Pasos al atardecer Diario 2004-2005 José Luna Borge Eolas Ediciones León, 2018 |
LA BUENA COMPAÑÍA
El diario, siempre abierto y
proteico, vuelve a mirar los calendarios para observar en ellos sus rincones
más valiosos, esos espacios con relieve que se preservan en la memoria, como si
no cesara en ellos el empeño de vivir dos veces. José Luna Borge (Sahagún,
León, 1952), autor de una fecunda obra poética, ensayista y antólogo, es un
persistente escritor de diarios. ha publicado hasta la fecha cuatro entregas
autobiográficas, a las que añade Pasos al
atardecer, volumen que rememora el paréntesis temporal que discurre entre
2004 y 2005.
El prólogo recuerda que los
diarios son “un puñado de señales de vida que se van grabando en las paredes de
la memoria”; también que los contenidos no buscan la solemnidad del gesto épico
y redentorista sino un círculo de arena en el solar: “La vida y sus
insignificancias, las minucias corrientes de los días, es la materia prima de
mis diarios. Estas minucias no son nada y a veces las he denominado como la
nada de los días, pero no siendo nada, pero, no siendo nada, todas ellas en
implacable sucesión van tejiendo el manto de los días que nos amparan”.
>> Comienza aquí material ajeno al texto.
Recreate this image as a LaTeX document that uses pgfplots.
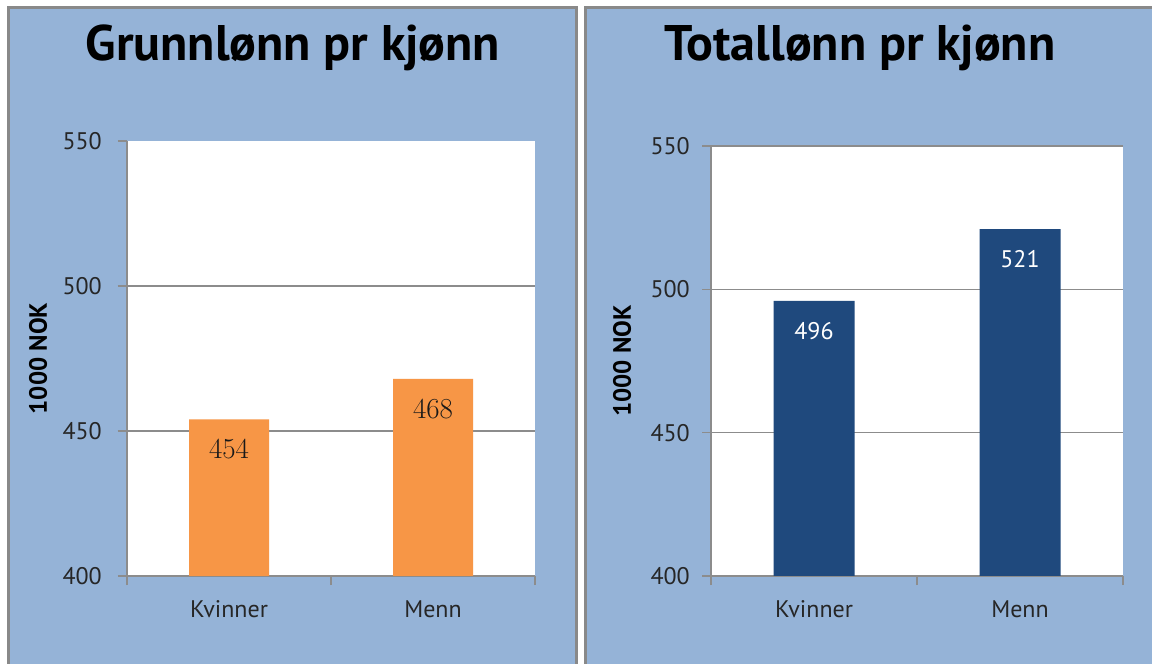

La escritura se esfuerza en
atrapar la fugacidad, esos esquejes que amenazan con agostarse de inmediato, si
que se hayan podido constatar sus brotes renacidos. En medio de esta conmoción
se abre camino el flâneur, suma
huellas un coleccionista de fragmentos que capta sobre la marcha la longitud de
onda, que percibe y goza de una ambientación fluctuante y porosa, donde se aposenta diluido el devenir.
José Luna Borge es riguroso y
coherente en su concepción del diario; siente la necesidad de una escritura que
sea veraz consigo misma, que se configure limpia y natural, sin agudezas,
imposturas y arabescos. Así afloran, en el avance argumental, las asimetrías de la
intimidad y el círculo de afectos más cercano, las grietas mohosas de los días
laborales, marcados por una política de desatinos que ha llenado las calles de
desganados operarios y el rumor del tiempo, siempre protagonista central,
siempre desabrido y cejijunto, como si se empeñara en ahuyentar sueños y
esperanzas.
Como no podía ser menos, el
atentado terrorista del 11 M es un núcleo reflexivo esencial en el diario. El
radicalismo islámico y su barbarie siega el futuro de cientos de vidas y
propicia un corte drástico del sistema democrático, un gobierno bajo sospecha
pierde las elecciones y las calles ponen en sus aceras las secuelas de la
tragedia y el rostro más siniestro del miedo. Pero la norma de lo diario
es la inercia, la sensación de que “hay días en que no pasa nada y te das
cuenta de que esa nada es la sal de la vida, lo que nos rodea y hace más
doméstico nuestro paso”.
La voz enunciativa de José Luna
Borge se mantiene en el tiempo. Como en otras entregas, retorna la topografía
habitual de su mapa afectivo: Sevilla, Salobreña, Sahagún, León… También los
regresos al legado literario de Walser, Víctor Botas, Miguel d’Ors, José Luis
García Martín, o Miguel Sánchez Ortiz, y la inmersión en los propios proyectos
literarios, siempre signados por la incertidumbre, la urgencia de terminar y
esas sensaciones críticas que dejan la soledad y la reflexión interior. Las páginas de Pasos al atardecer constatan que el relato autobiográfico, en su
caminar discontinuo, es una meditación en voz alta sobre el transitar; un
cúmulo de pensamientos sobre una etapa que constituye en su aparente monotonía
un significativo periodo de enriquecimiento intelectual, una reflexión sobre
claroscuros existenciales, un reflejo nítido de las secuencias vividas. Es el
esfuerzo de la conciencia por percibir su densidad en el espejo. El hecho de
salir al día con la pupila abierta y subjetiva para afrontar ese despliegue que
ensambla objetos y sensaciones dispares; para hacer de la materia anecdótica un
registro permanente, una disciplina de la voluntad, un cuerpo textual que se
hace en la página fe de vida, “sin enigmas ni veladuras, sin ficción”, con la
textura intacta del hombre de la calle, de carne y hueso.